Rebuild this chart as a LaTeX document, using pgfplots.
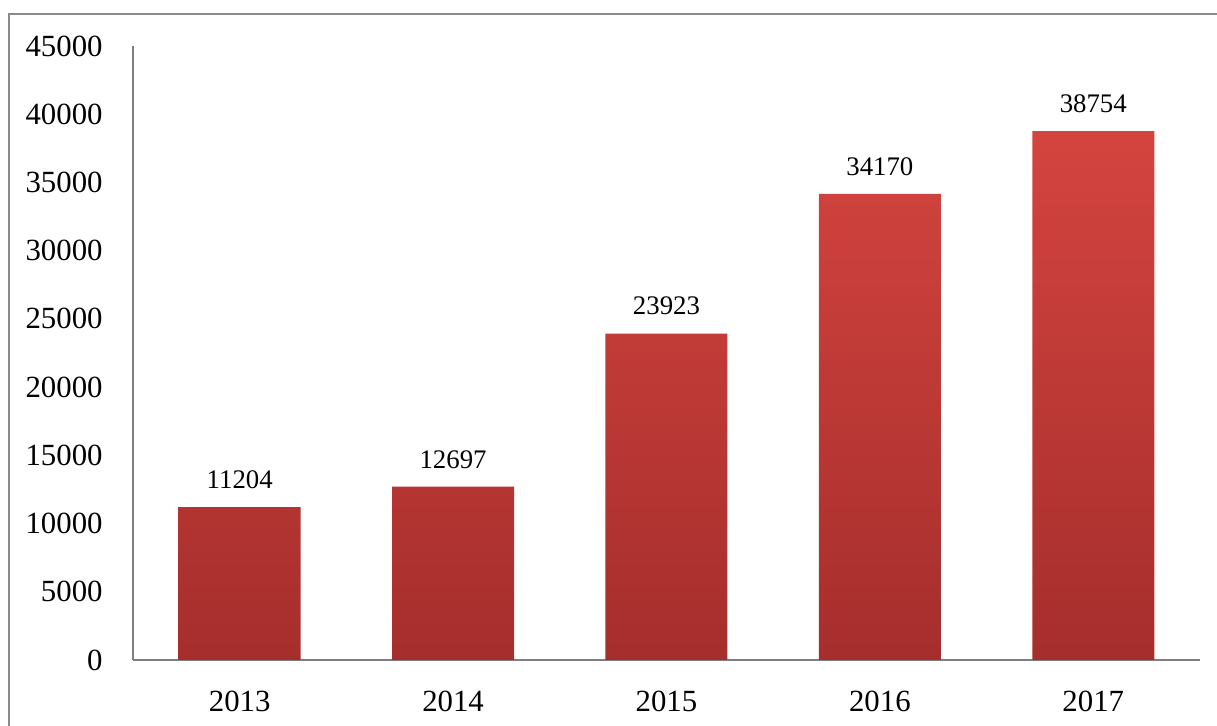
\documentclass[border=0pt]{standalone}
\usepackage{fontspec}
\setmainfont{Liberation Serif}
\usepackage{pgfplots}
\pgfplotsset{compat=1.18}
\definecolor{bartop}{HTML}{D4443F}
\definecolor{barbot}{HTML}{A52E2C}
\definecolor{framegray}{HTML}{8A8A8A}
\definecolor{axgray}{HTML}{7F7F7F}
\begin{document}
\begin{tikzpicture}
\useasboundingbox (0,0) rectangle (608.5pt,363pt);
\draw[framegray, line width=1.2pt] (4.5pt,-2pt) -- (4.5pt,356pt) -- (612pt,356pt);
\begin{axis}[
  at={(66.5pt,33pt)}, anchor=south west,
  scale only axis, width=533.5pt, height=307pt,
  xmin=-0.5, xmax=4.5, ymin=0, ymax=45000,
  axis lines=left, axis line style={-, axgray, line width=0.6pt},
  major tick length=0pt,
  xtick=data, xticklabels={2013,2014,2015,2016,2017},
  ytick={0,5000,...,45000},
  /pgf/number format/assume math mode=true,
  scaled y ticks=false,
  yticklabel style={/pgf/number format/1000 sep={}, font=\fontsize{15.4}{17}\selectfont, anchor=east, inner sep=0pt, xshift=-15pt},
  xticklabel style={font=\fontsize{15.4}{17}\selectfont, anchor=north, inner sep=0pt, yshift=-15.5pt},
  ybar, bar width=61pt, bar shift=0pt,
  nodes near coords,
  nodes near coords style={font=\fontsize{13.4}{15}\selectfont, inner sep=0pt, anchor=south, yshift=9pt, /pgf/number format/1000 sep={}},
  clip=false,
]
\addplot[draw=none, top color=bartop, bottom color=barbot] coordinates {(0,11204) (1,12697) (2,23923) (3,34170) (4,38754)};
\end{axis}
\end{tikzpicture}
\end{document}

# # # # #

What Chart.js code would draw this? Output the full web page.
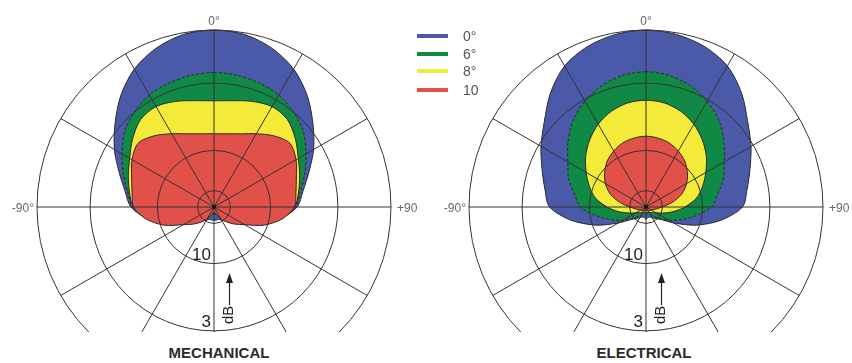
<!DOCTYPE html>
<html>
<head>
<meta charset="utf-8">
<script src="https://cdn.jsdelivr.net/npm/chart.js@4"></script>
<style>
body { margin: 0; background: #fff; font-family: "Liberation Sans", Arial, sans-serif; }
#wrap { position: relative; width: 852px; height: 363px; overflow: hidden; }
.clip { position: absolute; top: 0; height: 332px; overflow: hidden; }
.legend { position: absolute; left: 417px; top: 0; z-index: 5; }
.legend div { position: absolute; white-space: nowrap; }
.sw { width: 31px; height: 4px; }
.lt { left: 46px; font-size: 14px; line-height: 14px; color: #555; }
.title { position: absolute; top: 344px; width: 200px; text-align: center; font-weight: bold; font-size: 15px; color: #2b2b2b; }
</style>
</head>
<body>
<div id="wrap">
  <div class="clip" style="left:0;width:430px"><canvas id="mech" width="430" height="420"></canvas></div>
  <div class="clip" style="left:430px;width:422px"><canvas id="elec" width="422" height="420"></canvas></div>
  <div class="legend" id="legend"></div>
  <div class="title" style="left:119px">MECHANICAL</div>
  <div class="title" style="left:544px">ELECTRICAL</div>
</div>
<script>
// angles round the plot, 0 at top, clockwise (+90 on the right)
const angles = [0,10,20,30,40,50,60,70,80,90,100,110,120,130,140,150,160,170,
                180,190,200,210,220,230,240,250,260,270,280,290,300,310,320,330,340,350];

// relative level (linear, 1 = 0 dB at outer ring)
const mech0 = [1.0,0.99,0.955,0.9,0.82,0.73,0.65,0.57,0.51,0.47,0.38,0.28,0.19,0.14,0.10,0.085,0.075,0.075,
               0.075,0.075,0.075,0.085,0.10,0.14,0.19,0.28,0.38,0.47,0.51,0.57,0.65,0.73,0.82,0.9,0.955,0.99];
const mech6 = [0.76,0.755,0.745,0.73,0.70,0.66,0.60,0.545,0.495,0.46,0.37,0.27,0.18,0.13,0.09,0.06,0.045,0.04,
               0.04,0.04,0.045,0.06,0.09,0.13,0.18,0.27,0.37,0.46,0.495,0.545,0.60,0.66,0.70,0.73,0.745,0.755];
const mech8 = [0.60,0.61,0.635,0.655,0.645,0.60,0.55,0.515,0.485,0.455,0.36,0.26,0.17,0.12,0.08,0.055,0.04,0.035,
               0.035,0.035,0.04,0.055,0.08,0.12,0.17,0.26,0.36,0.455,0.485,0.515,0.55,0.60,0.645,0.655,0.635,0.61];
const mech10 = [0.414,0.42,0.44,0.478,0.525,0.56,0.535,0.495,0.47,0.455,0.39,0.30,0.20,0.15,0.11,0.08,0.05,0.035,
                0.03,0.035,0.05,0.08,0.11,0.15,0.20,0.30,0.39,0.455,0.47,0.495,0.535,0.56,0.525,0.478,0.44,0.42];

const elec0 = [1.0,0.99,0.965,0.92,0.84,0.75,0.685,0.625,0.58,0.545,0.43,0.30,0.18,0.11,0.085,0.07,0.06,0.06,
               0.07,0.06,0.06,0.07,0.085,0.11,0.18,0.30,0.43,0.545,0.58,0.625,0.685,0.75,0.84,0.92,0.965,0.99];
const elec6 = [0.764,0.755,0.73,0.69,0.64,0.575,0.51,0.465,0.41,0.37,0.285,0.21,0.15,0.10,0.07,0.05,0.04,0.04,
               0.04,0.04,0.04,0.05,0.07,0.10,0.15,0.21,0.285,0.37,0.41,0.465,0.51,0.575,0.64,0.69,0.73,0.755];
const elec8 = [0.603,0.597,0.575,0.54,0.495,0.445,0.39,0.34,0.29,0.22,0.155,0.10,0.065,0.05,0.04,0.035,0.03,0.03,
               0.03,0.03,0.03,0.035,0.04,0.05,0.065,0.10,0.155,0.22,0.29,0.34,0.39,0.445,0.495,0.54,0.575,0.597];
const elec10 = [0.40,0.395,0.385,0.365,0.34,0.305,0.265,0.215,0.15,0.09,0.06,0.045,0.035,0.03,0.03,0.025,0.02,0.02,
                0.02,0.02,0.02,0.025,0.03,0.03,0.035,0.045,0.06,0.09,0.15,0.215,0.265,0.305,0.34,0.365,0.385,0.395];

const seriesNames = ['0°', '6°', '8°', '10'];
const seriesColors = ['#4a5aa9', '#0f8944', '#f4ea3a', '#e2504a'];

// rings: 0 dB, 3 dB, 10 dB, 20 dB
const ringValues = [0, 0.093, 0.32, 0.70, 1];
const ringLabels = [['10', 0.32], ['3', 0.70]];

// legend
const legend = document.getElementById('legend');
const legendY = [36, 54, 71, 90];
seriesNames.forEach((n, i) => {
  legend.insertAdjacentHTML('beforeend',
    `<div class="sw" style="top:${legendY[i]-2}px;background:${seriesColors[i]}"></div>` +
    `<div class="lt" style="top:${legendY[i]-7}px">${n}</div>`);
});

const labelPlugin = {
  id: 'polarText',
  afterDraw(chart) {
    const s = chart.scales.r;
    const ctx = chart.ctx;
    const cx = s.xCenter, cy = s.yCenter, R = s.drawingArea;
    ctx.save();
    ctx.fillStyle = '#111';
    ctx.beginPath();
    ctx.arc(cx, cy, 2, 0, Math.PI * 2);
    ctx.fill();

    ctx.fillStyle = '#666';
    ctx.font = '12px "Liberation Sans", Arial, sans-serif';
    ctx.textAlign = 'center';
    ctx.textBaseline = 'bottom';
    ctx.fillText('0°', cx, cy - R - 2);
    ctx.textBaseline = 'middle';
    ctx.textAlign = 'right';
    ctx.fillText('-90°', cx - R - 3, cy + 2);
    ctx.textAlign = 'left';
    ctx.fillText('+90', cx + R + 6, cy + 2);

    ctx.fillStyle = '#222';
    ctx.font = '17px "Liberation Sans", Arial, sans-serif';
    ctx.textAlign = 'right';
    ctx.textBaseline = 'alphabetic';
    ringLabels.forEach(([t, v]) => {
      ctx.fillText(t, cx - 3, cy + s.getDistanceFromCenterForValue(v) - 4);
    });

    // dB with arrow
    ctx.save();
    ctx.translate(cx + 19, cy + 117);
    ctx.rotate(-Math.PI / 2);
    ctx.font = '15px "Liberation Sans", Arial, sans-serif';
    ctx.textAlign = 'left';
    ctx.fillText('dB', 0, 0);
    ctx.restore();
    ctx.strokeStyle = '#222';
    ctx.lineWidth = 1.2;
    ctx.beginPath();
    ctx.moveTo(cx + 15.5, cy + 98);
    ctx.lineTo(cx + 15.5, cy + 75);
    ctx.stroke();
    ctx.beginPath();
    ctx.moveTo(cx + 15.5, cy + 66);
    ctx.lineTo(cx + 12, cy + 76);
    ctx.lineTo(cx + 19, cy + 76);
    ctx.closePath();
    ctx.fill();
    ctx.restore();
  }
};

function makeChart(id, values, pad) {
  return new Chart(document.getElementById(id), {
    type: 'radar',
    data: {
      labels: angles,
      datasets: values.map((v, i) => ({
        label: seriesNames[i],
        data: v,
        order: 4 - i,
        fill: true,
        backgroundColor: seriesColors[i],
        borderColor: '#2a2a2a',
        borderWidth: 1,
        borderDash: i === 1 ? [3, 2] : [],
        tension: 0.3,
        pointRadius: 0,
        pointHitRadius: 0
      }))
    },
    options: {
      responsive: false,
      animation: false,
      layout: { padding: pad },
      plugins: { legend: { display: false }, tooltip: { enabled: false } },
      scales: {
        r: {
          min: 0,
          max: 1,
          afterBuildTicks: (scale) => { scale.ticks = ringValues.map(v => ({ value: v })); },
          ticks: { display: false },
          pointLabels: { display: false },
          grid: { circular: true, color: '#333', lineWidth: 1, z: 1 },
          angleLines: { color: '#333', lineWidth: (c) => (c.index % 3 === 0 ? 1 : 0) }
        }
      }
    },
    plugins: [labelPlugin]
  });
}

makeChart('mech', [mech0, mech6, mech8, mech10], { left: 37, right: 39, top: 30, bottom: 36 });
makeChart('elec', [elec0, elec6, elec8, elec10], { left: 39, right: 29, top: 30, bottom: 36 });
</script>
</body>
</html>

# # # # #

In the records shown above, how many lines include the word "this"? Answer with the number only.

2